Chennai: In the land of beans curry (sauted finely chopped green beans and curry leaves with a little oil) a Caribbean food festival surely comes as a surprise.
Welcome of to the 68-cover Above Sea Level restaurant at The Raintree Hotel on St.Mary’s Road where chefs R. Jai Shankar and Ritesh Patel offer you around 20 Caribbean dishes – appetisers, main courses and desserts – to choose from.
The festival, which began March 28, will run till April 6.
“We wanted to host a food festival that is different from the routine. And our chef Ritesh Sharma suggested hosting a Caribbean food festival,” Shankar told IANS.
He said Caribbean cuisine is influenced by Chinese, Indian, Dutch, French, Spanish, British and Native American food serving tasters portions of appetizers like barbecued chicken wings, heart of palm fritters and calypso nachos.
Shankar said the Caribbean food is mainly non-vegetarian – fish, chicken, pork, beef and mutton – though there are some vegetarian items as well.
“There will be similarities between what we cook here and what the Caribbean’s cook and eat there. But the taste is unique. Like us, they cook rice, raw banana, greens, beans and others. The Caribbean food is
generally spicy,” Shankar added.
What he said was true. The barbecued chicken wings with chilli, demerara and mustard had a strong tinge of chilli which was bit softened by the sweetness of demerara.
Shankar said some of the dishes like the Jamaican roast fish and jerk chicken are marinated overnight so that the flavours soak well.
The Jamaican roast fish is a whole fish soaked in beer and flavoured with smoked paprika and severed with fiery sweet potatoes, he said.
While the discussions were on without one’s realisation the heart of palm fritters got exhausted, making one pose as to what was the bonda like – a South Indian snack.
Hearts of palm fritters is a popular street food in Caribbean islands. It is made with the inner stem of the cabbage palm tree.
“It is one of the fast-moving items. It is a great hit,” assistant restaurant manager R. Anand told IANS.
Meanwhile, the main course items the Jamaican jerk chicken and roti with thick mashed greens reached the table.
The roti tasted like any other Indian tandoor roti, the thick mashed greens will take one by surprise by its spiciness.
The darkish brown coloured Jamaican jerk chicken came with a chicken piece, chicken rice and the spicy jerk sauce.
“The chicken is marinated overnight with all spices – ginger, pepper and other items – and is then cooked,” Shankar said.
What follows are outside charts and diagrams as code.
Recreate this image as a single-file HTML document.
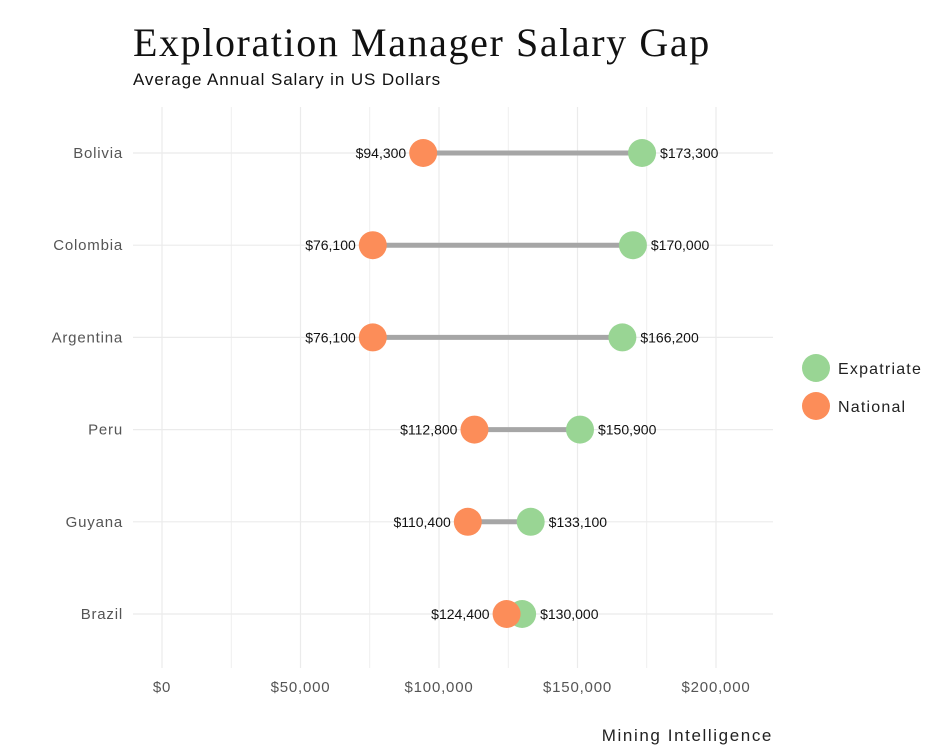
<!DOCTYPE html>
<html><head><meta charset="utf-8"><style>
body{margin:0;background:#fff;}
svg{display:block;font-family:"Liberation Sans",sans-serif;}
</style></head><body>
<svg id="chart" width="944" height="755">
<text x="133" y="56" font-family="Liberation Serif, serif" font-size="40" letter-spacing="1.6" fill="#111">Exploration Manager Salary Gap</text>
<text x="133" y="85" font-size="17" letter-spacing="0.9" fill="#111">Average Annual Salary in US Dollars</text>
<g id="grid"></g>
<g id="yaxis"></g>
<g id="xaxis"></g>
<g id="marks"></g>
<g>
<circle cx="816" cy="368" r="14" fill="#99d594"/>
<text x="838" y="374" font-size="16" letter-spacing="1.2" fill="#222">Expatriate</text>
<circle cx="816" cy="406" r="14" fill="#fc8d59"/>
<text x="838" y="412" font-size="16" letter-spacing="1.2" fill="#222">National</text>
</g>
<text x="773" y="741" text-anchor="end" font-size="17" letter-spacing="1.6" fill="#222">Mining Intelligence</text>
</svg>
<script>
const countries=["Bolivia","Colombia","Argentina","Peru","Guyana","Brazil"];
const national=[94300,76100,76100,112800,110400,124400];
const expatriate=[173300,170000,166200,150900,133100,130000];
const xTicks=[0,50000,100000,150000,200000];
const xTickLabels=["$0","$50,000","$100,000","$150,000","$200,000"];
const NS="http://www.w3.org/2000/svg";
const xs=v=>162+v*554/200000;
const ys=i=>153+i*92.2;
const pTop=107,pBot=668,pLeft=133,pRight=773;
function mk(tag,attrs,parent,txt){const e=document.createElementNS(NS,tag);for(const k in attrs)e.setAttribute(k,attrs[k]);if(txt!==undefined)e.textContent=txt;parent.appendChild(e);return e;}
const fmt=v=>"$"+v.toLocaleString("en-US");
const grid=document.getElementById("grid"),xa=document.getElementById("xaxis"),ya=document.getElementById("yaxis"),marks=document.getElementById("marks");
for(let t=0;t<=200000;t+=25000){const l=mk("line",{x1:xs(t),x2:xs(t),y1:pTop,y2:pBot,stroke:"#ebebeb","stroke-width":t%50000?0.8:1.2},grid);

}
countries.forEach((c,i)=>{const l=mk("line",{x1:pLeft,x2:pRight,y1:ys(i),y2:ys(i),stroke:"#ebebeb","stroke-width":1.2},grid);


const t=mk("text",{x:123,y:ys(i)+5,"text-anchor":"end","font-size":15,"letter-spacing":0.8,fill:"#555"},ya,c);

});
xTicks.forEach((v,i)=>{const t=mk("text",{x:xs(v),y:692,"text-anchor":"middle","font-size":15,"letter-spacing":0.8,fill:"#555"},xa,xTickLabels[i]);

});
countries.forEach((c,i)=>{const yy=ys(i);
const l=mk("line",{x1:xs(national[i]),x2:xs(expatriate[i]),y1:yy,y2:yy,stroke:"#a6a6a6","stroke-width":5},marks);


const e=mk("circle",{cx:xs(expatriate[i]),cy:yy,r:14,fill:"#99d594"},marks);


const n=mk("circle",{cx:xs(national[i]),cy:yy,r:14,fill:"#fc8d59"},marks);


const tn=mk("text",{x:xs(national[i])-17,y:yy+5,"text-anchor":"end","font-size":14,fill:"#111"},marks,fmt(national[i]));


const te=mk("text",{x:xs(expatriate[i])+18,y:yy+5,"font-size":14,fill:"#111"},marks,fmt(expatriate[i]));

});
</script>
</body></html>
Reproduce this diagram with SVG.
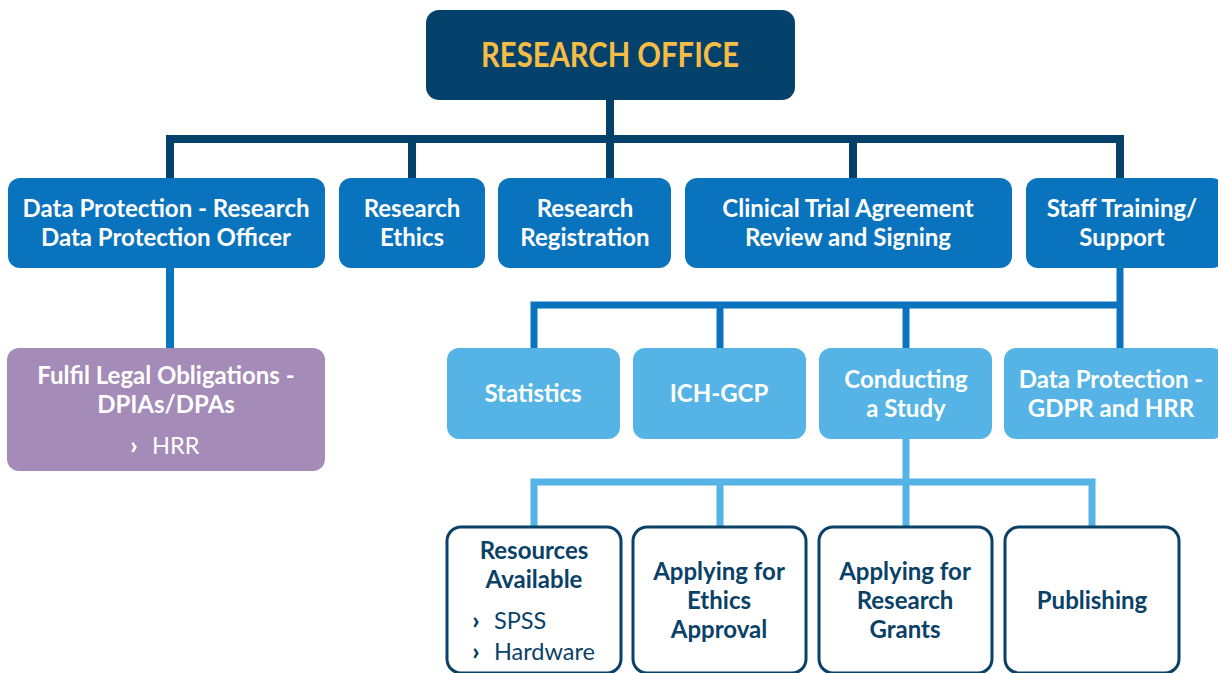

Interestingly the roti with the jerk sauce went well.
According to Shankar, goat curry and roti are popular foods throughout the Indian-influenced areas of the Caribbean.
The ingredients which are common in most islands’ dishes are rice, plantain, beans, cassava, cilantro, bell peppers, chickpeas, tomatoes, sweet potatoes, coconut and meats such as beef, poultry, pork and fish, he said.
While the food was good, what was missing at the restaurant was the mood setters for the Caribbean food like some music or at least a colourful attire and hats for the waiters.
The desert chocolate tres leches (gateau made with three forms of milk – condensed, normal and coconut) suggested by Shankar lived up to the expectations.
A meal for two would cost around Rs.1,500 without liquor. With liquor, it will be around Rs.2,500.